CHASSEURS ET POUVOIR | |
la Chronique Glaiseuse de Marie-Liesse - diffusée le 28.XI.99 | |
"
En 2001, nous ferons le prochain maire d'Amiens. On choisira entre le
communiste
Maxime Gremetz
et l'UDF
Gilles de Robien
.
Noël Mamère
ne sera plus maire de Bègles. Ce sera un communiste, le prochain maire.
D'ailleurs, le
PC
nous a déjà appelés.
(...) Quant aux 36 000 autres maires de France, c'est simple. On va leur envoyer une lettre dans laquelle on leur demandera s'ils approuvent nos propositions pour résoudre les conflits actuels sur la chasse. S'ils ne sont pas d'accord, on en reparlera en 2001. Ce sont 10 000 mecs qui peuvent sauter. Sans parler des conséquences sur les sénatoriales qui suivront... " Voici les propos de Jean Saint-Josse , simple petit patron d'imprimerie, lecteur de l'Equipe, fan de Johnny Hallyday et qui reconnaît n'avoir rien à dire sur le Kosovo ou sur les façons de faire reculer le chômage. Et aussi leader de Chasse-Pêche-Nature-Machin. Cet homme a certainement raison d'être aussi sûr de lui : les politiciens français bavent devant la perspective de gagner des voix et défaillent à l'idée d'en perdre. Or, les chasseurs ne sont pas obligatoirement nombreux, mais ils sont organisés. Les fédérations départementales sont devenues pratiquement des syndicats de défense des chasseurs qui n'hésitent absolument pas à faire pression. Exemple : en juillet, les fédérations du Nord et du Pas-de-Calais, en collaboration avec toutes les associations de chasse, ont adressé un courrier à tous les élus de la région en leur demandant de soutenir publiquement la chasse de nuit à la hutte. En voici la conclusion : " Les 3000 chasseurs de gibier d'eau et leurs familles vous remercient et sauront se souvenir de votre appui ". La fédération du Pas-de-Calais a ensuite mis en place une ligne téléphonique directe afin de " savoir si son maire a répondu favorablement " |
Chapeau, le lobbying ! Et chapeau, les maires, députés et
sénateurs qui font la
carpette devant ces fous de la gâchette qui n'ont qu'une seule aspiration
dans
la vie : la chasse. La chasse devient une vision du monde. Les problèmes
de la
cité, de l'Europe, de l'univers ? Rien à foutre. Ils veulent
canarder, c'est
tout. Saint-Josse, qui est aussi député européen, se
gausse de délaisser ses
obligations d'élus à Strasbourg et Bruxelles parce ce que c'est
la saison ! Il
passe ses journées à attendre les palombes et à en tuer
tant qu'il peut. Et
pourtant, il est censé préparer et voter des lois qui vont
régir la vie des
gens en Europe. Remarquez, il vaut peut-être mieux qu'il soit absent...

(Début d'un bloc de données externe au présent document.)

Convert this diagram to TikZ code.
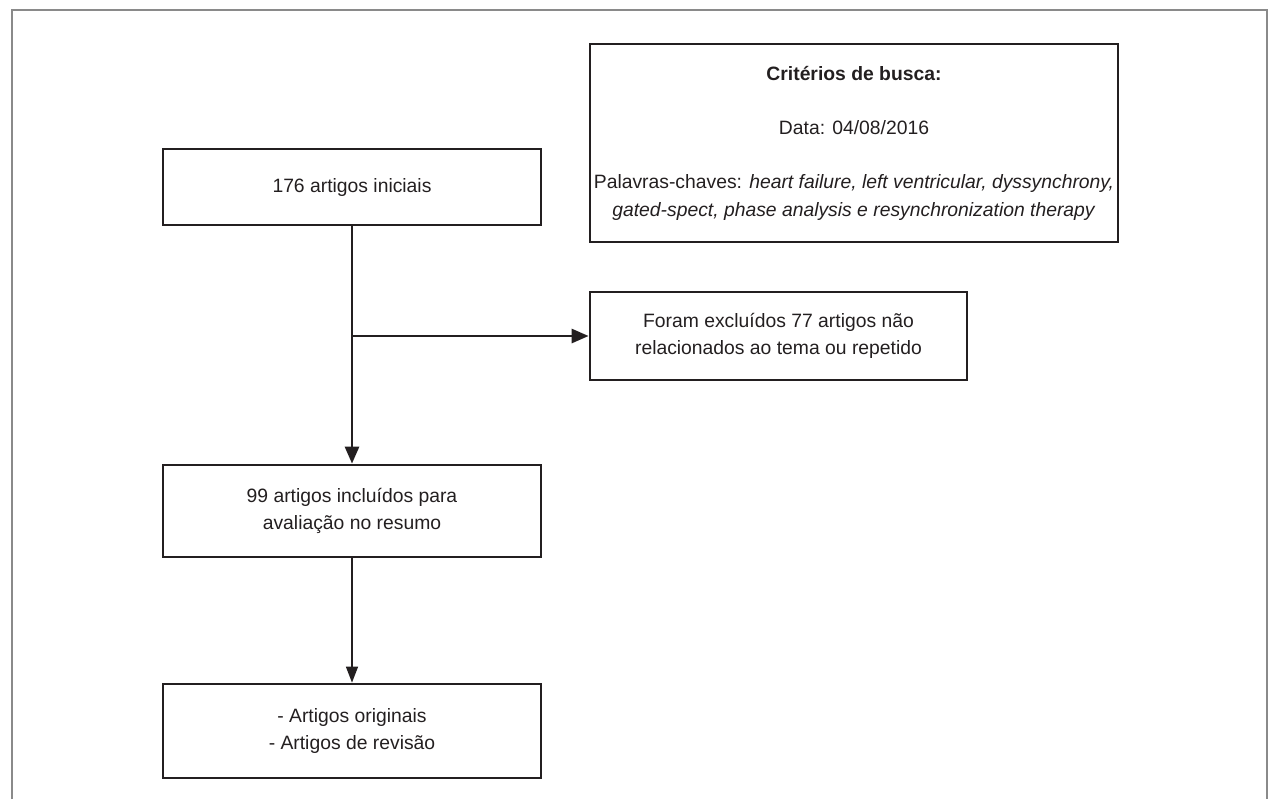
\documentclass[tikz,border=0pt]{standalone}
\usepackage{fontspec}
\setmainfont{Liberation Sans}
\usetikzlibrary{arrows.meta}
\tikzset{>={Triangle[length=3.4mm,width=2.8mm]}}
\definecolor{darkline}{RGB}{35,31,32}
\definecolor{framegray}{RGB}{138,138,138}

\begin{document}
\begin{tikzpicture}[x=0.02cm, y=-0.02cm,
    box/.style={draw=darkline, line width=1.6pt, align=center, inner sep=0pt,
      font=\fontsize{11}{15.5}\selectfont, text=darkline},
    flow/.style={->, draw=darkline, line width=1.6pt},
    thinflow/.style={-{Triangle[length=3.2mm,width=2.4mm]}, draw=darkline, line width=0.8pt}]
  \useasboundingbox (0,0) rectangle (1272,799);
  \draw [framegray, line width=1.2pt] (12,799) -- (12,10) -- (1267,10) -- (1267,799);
  \node [box, minimum width=7.56cm, minimum height=1.52cm] (ini) at (352,187) {176 artigos iniciais};
  \node [box, minimum width=10.56cm, minimum height=3.96cm] (busca) at (854,143)
    {\textbf{Critérios de busca:}\\[15.5pt]
     Data: 04/08/2016\\[15.5pt]
     Palavras-chaves: \textit{heart failure, left ventricular, dyssynchrony,}\\
     \textit{gated-spect, phase analysis e resynchronization therapy}};
  \node [box, minimum width=7.54cm, minimum height=1.76cm] (exc) at (778.5,336)
    {Foram excluídos 77 artigos não\\relacionados ao tema ou repetido};
  \node [box, minimum width=7.56cm, minimum height=1.84cm] (inc) at (352,511)
    {99 artigos incluídos para\\avaliação no resumo};
  \node [box, minimum width=7.56cm, minimum height=1.88cm] (fim) at (352,731)
    {- Artigos originais\\- Artigos de revisão};
  % fluxo
  \coordinate (split) at (ini.south |- exc.west);
  \draw [flow] (ini.south) -- (inc.north);
  \draw [flow] (split) -- (exc.west);
  \draw [thinflow] (inc.south) -- (fim.north);
\end{tikzpicture}
\end{document}
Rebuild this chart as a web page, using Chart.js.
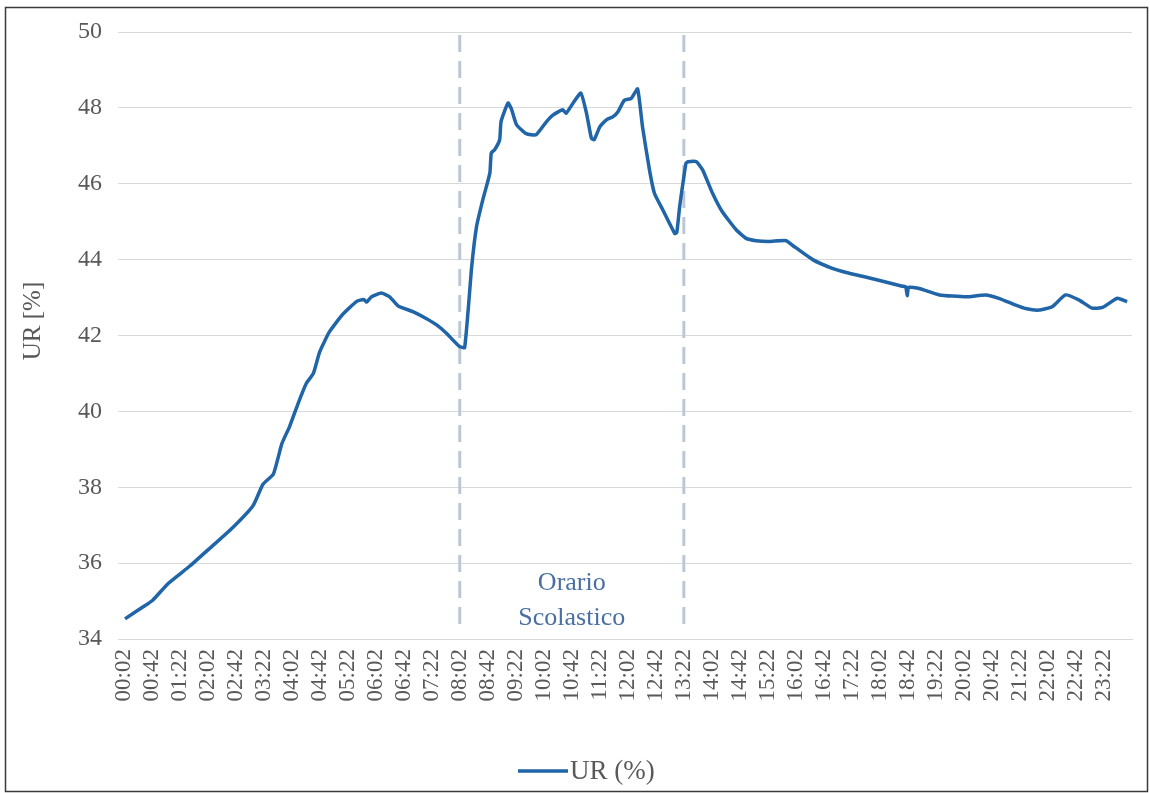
<!DOCTYPE html>
<html>
<head>
<meta charset="utf-8">
<script src="https://cdn.jsdelivr.net/npm/chart.js@4.4.1/dist/chart.umd.min.js"></script>
<style>
  html, body { margin: 0; padding: 0; background: #fff; }
  #wrap { width: 1150px; height: 793px; position: relative; }
</style>
</head>
<body>
<div id="wrap"><canvas id="urChart" width="1150" height="793"></canvas></div>
<script>
// x axis tick labels (every 40 min)
const tickLabels = [
  '00:02','00:42','01:22','02:02','02:42','03:22','04:02','04:42','05:22','06:02',
  '06:42','07:22','08:02','08:42','09:22','10:02','10:42','11:22','12:02','12:42',
  '13:22','14:02','14:42','15:22','16:02','16:42','17:22','18:02','18:42','19:22',
  '20:02','20:42','21:22','22:02','22:42','23:22'
];

// sample times, minutes after midnight
const sampleMinutes = [
  4, 30, 44, 66, 97, 125, 158, 187, 201, 216,
  228, 239, 251, 263, 273, 282, 296, 315, 335, 345,
  349, 356, 370, 382, 394, 415, 434, 449, 463, 481,
  489, 499, 506, 515, 525, 527, 532, 539, 541, 551,
  556, 563, 577, 591, 606, 615, 629, 634, 644, 655,
  663, 670, 674, 682, 691, 701, 708, 717, 727, 736,
  743, 753, 760, 772, 789, 792, 796, 800, 805, 808,
  820, 829, 843, 857, 877, 891, 905, 924, 948, 957,
  986, 1014, 1034, 1057, 1086, 1114, 1119, 1121, 1123, 1138,
  1167, 1205, 1233, 1252, 1276, 1290, 1309, 1328, 1347, 1366,
  1385, 1400, 1421, 1435
];

// relative humidity UR (%)
const urValues = [
  34.53, 34.85, 35.03, 35.47, 35.93, 36.39, 36.94, 37.52, 38.08, 38.35,
  39.15, 39.60, 40.20, 40.74, 41.00, 41.57, 42.10, 42.56, 42.90, 42.95,
  42.88, 43.02, 43.12, 43.02, 42.78, 42.63, 42.45, 42.28, 42.06, 41.72,
  41.68, 43.80, 44.87, 45.58, 46.28, 46.81, 46.90, 47.16, 47.64, 48.13,
  47.96, 47.56, 47.32, 47.29, 47.64, 47.81, 47.95, 47.86, 48.13, 48.39,
  47.86, 47.20, 47.16, 47.50, 47.68, 47.77, 47.90, 48.20, 48.25, 48.50,
  47.50, 46.36, 45.75, 45.31, 44.69, 44.72, 45.39, 45.92, 46.54, 46.58,
  46.58, 46.36, 45.75, 45.26, 44.78, 44.56, 44.50, 44.48, 44.50, 44.38,
  44.00, 43.77, 43.66, 43.56, 43.43, 43.30, 43.28, 43.05, 43.27, 43.24,
  43.07, 43.02, 43.07, 42.98, 42.80, 42.71, 42.67, 42.76, 43.07, 42.94,
  42.72, 42.74, 42.98, 42.89
];

// school hours markers
const schoolStart = '08:02';
const schoolEnd   = '13:22';
const schoolText  = ['Orario', 'Scolastico'];
const seriesName  = 'UR (%)';
const yTitle      = 'UR [%]';

function toMinutes(label) {
  const parts = label.split(':');
  return parseInt(parts[0], 10) * 60 + parseInt(parts[1], 10);
}

const serif = '"Liberation Serif", "Times New Roman", serif';
const textGrey = '#595959';
const lineBlue = '#1f65a7';

// white background, outer frame, y title and legend
const framePlugin = {
  id: 'frame',
  beforeDraw(chart) {
    const c = chart.ctx;
    c.save();
    c.fillStyle = '#ffffff';
    c.fillRect(0, 0, chart.width, chart.height);
    c.restore();
  },
  afterDraw(chart) {
    const c = chart.ctx;
    c.save();
    c.strokeStyle = '#3a3a3a';
    c.lineWidth = 1.5;
    c.strokeRect(5.5, 7.5, 1142, 784);

    // y axis title
    c.fillStyle = textGrey;
    c.font = '25px ' + serif;
    c.textAlign = 'center';
    c.textBaseline = 'middle';
    c.translate(33, 321);
    c.rotate(-Math.PI / 2);
    c.fillText(yTitle, 0, 0);
    c.restore();

    // legend
    c.save();
    c.strokeStyle = lineBlue;
    c.lineWidth = 3.5;
    c.beginPath();
    c.moveTo(518, 771);
    c.lineTo(568, 771);
    c.stroke();
    c.fillStyle = textGrey;
    c.font = '27px ' + serif;
    c.textAlign = 'left';
    c.textBaseline = 'middle';
    c.fillText(seriesName, 570, 772);
    c.restore();
  }
};

// dashed lines around school hours and label
const schoolPlugin = {
  id: 'school',
  beforeDatasetsDraw(chart) {
    const c = chart.ctx;
    const xs = chart.scales.x;
    const area = chart.chartArea;
    const x1 = xs.getPixelForValue(toMinutes(schoolStart));
    const x2 = xs.getPixelForValue(toMinutes(schoolEnd));
    c.save();
    c.strokeStyle = '#bcc7d6';
    c.lineWidth = 3;
    c.setLineDash([17, 9]);
    [x1, x2].forEach(x => {
      c.beginPath();
      c.moveTo(x, area.top + 3);
      c.lineTo(x, area.bottom - 14);
      c.stroke();
    });
    c.setLineDash([]);
    c.fillStyle = '#4a6fa0';
    c.font = '26px ' + serif;
    c.textAlign = 'center';
    c.textBaseline = 'middle';
    const xm = (x1 + x2) / 2;
    c.fillText(schoolText[0], xm, area.bottom - 56);
    c.fillText(schoolText[1], xm, area.bottom - 21);
    c.restore();
  }
};

const ctx = document.getElementById('urChart').getContext('2d');
new Chart(ctx, {
  type: 'line',
  data: {
    datasets: [{
      label: seriesName,
      data: sampleMinutes.map((m, i) => ({ x: m, y: urValues[i] })),
      borderColor: lineBlue,
      backgroundColor: lineBlue,
      borderWidth: 3.5,
      pointRadius: 0,
      tension: 0.15,
      fill: false
    }]
  },
  options: {
    responsive: false,
    animation: false,
    layout: { padding: { left: 0, right: 18, top: 32, bottom: 0 } },
    plugins: {
      legend: { display: false },
      tooltip: { enabled: false }
    },
    scales: {
      x: {
        type: 'linear',
        min: -6,
        max: 1442,
        afterBuildTicks(scale) {
          scale.ticks = tickLabels.map(t => ({ value: toMinutes(t) }));
        },
        afterFit(scale) { scale.height = 154; },
        ticks: {
          autoSkip: false,
          minRotation: 90,
          maxRotation: 90,
          padding: 2,
          color: textGrey,
          font: { family: serif, size: 23 },
          callback(value) {
            const i = tickLabels.findIndex(t => toMinutes(t) === value);
            return i >= 0 ? tickLabels[i] : '';
          }
        },
        grid: { display: false },
        border: { display: true, color: '#d9d9d9' }
      },
      y: {
        min: 34,
        max: 50,
        afterFit(scale) { scale.width = 118; },
        ticks: {
          stepSize: 2,
          padding: 16,
          color: textGrey,
          font: { family: serif, size: 24 }
        },
        grid: { color: '#d9d9d9', lineWidth: 1, drawTicks: false },
        border: { display: false }
      }
    }
  },
  plugins: [framePlugin, schoolPlugin]
});
</script>
</body>
</html>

Autre facteur de puissance : les fédérations ont beaucoup de sous. Rappelez-vous la manifestation de si bon ton à Paris. La plupart des chasseurs s'étaient vus payer leurs billets par leur fédération... D'autre part, ces mêmes fédérations possèdent entre 200 et 250 millions de francs. Or, selon la loi, les bénéfices nets doivent être reversés à l' Office National de la Chasse (ONC). Pour ne pas avoir à le faire, certaines fédérations se lancent dans des achats de nouveaux sièges luxueux. Dans le Haut-Rhin : 4,1 millions de francs En Ardèche, je vous ai déjà parlé du col de l' Escrinet ... Et en plus, si le rapport Patriat est appliqué, les fédérations géreront les schémas départementaux cynégétiques et créeront des postes d'"agent de développement cynégétique", sorte de police sous leur coupe (ils seraient assermentés) qui contrôlerait la gestion du gibier. Des ambitions électorales, des moyens de pression, de l'argent, mais aussi des relations (non non, c'est pas Dallas...) : la CGT, par exemple (mauvaise relation, ça se discute, mais relation quand même), qui est proche du lobby des chasseurs de gibier d'eau. Ou aussi, des proches de feu François Mitterrand, au sein de la Société de Vénerie. Ou encore, en vrac, des parlementaires, des sénateurs, des grands patrons et des journalistes qui se rencontrent aux chasses de l'ONC sur le domaine de chasse (en France) du roi du Maroc , par exemple, ou dans les battues de la forêt de Chambord, ou dans des chasses organisées par des entreprises comme le Crédit Agricole et Groupama ... Face à cette force d'action, nous, les non-chasseurs, et surtout nous, les anti-ch(i)asse, nous ferions bien aussi de constituer des groupes de pression efficaces et de trouver de nouveaux moyens d'actions pour faire réfléchir nos prétendus représentants "élus du peuple". Alors, camarades et compagnons, levons-nous, et demain... A vos idées !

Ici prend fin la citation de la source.